▶ YOUR INSTRUCTIONS
Every line below that mentions the word "this" should be copied out.

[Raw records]
----

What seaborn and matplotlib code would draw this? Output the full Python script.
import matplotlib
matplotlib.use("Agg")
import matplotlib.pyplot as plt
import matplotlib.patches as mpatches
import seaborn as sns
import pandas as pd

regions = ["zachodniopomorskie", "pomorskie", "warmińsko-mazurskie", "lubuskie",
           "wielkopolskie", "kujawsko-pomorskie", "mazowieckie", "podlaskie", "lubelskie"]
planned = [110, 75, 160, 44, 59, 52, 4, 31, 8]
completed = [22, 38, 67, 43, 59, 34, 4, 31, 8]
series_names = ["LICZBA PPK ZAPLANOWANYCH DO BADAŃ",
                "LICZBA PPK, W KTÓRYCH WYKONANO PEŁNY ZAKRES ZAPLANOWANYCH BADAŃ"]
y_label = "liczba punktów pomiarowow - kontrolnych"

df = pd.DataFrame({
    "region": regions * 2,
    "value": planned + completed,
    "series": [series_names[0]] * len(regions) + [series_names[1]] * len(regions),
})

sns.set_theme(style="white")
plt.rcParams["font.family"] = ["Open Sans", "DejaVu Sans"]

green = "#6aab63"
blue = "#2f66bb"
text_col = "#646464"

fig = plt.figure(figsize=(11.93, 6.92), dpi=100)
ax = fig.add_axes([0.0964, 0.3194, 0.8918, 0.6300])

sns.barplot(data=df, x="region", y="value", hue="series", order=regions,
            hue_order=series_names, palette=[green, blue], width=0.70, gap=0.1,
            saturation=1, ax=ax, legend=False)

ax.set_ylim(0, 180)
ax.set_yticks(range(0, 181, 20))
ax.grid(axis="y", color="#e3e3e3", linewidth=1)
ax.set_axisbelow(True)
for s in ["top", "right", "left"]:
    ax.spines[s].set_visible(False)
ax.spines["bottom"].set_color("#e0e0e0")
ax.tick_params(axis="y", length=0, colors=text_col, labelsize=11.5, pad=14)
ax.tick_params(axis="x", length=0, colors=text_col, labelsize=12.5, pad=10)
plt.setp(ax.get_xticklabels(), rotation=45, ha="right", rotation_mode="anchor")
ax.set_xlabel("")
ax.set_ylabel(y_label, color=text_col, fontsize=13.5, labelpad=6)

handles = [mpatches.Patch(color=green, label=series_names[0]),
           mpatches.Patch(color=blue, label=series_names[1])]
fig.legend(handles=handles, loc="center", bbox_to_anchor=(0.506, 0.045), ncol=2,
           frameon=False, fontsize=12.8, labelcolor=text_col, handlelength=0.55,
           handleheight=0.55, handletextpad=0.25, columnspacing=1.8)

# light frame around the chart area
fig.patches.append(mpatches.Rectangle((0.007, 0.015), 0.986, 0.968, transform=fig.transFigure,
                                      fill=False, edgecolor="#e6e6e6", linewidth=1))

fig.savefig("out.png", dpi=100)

----

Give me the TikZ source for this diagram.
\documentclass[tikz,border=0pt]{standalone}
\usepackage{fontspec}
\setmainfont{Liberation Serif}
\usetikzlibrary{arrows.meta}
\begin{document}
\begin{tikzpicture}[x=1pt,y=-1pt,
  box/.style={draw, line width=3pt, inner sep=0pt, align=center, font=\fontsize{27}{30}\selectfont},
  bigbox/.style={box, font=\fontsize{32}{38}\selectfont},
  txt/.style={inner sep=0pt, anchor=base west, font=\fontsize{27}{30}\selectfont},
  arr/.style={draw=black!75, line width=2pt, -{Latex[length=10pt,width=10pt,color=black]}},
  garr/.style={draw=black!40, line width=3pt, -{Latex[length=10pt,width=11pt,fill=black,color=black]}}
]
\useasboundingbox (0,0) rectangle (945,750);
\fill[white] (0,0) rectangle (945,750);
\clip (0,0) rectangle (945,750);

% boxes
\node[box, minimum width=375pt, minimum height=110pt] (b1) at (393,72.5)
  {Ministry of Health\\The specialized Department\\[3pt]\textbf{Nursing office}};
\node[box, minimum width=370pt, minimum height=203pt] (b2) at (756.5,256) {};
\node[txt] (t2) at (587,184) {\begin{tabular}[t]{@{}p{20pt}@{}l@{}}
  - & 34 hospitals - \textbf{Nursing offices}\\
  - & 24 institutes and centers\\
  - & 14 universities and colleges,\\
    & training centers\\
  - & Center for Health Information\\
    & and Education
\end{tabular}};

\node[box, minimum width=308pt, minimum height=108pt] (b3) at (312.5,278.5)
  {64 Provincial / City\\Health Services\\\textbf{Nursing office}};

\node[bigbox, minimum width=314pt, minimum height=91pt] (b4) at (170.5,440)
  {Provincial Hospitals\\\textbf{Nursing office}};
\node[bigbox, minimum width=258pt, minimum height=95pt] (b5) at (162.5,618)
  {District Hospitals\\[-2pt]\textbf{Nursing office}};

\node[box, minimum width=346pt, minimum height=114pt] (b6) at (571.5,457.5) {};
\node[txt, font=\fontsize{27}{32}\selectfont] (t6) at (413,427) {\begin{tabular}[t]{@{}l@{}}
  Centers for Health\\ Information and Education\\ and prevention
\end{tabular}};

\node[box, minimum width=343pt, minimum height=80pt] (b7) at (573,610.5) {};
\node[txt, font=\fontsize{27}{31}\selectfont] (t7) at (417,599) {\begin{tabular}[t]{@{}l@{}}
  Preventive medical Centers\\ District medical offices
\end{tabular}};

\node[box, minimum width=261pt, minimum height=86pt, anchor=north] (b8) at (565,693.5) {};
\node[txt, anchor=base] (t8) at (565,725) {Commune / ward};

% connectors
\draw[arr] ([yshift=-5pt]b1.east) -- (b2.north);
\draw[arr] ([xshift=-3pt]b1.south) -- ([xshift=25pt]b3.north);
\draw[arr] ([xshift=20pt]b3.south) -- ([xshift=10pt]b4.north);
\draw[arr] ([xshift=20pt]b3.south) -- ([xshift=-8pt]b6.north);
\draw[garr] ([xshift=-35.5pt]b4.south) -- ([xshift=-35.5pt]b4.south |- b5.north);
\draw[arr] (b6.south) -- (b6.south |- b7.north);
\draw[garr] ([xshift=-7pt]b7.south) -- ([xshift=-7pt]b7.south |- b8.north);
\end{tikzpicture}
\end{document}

----

▶ CORRECT RESPONSE
What seaborn and matplotlib code would draw this? Output the full Python script.
Give me the TikZ source for this diagram.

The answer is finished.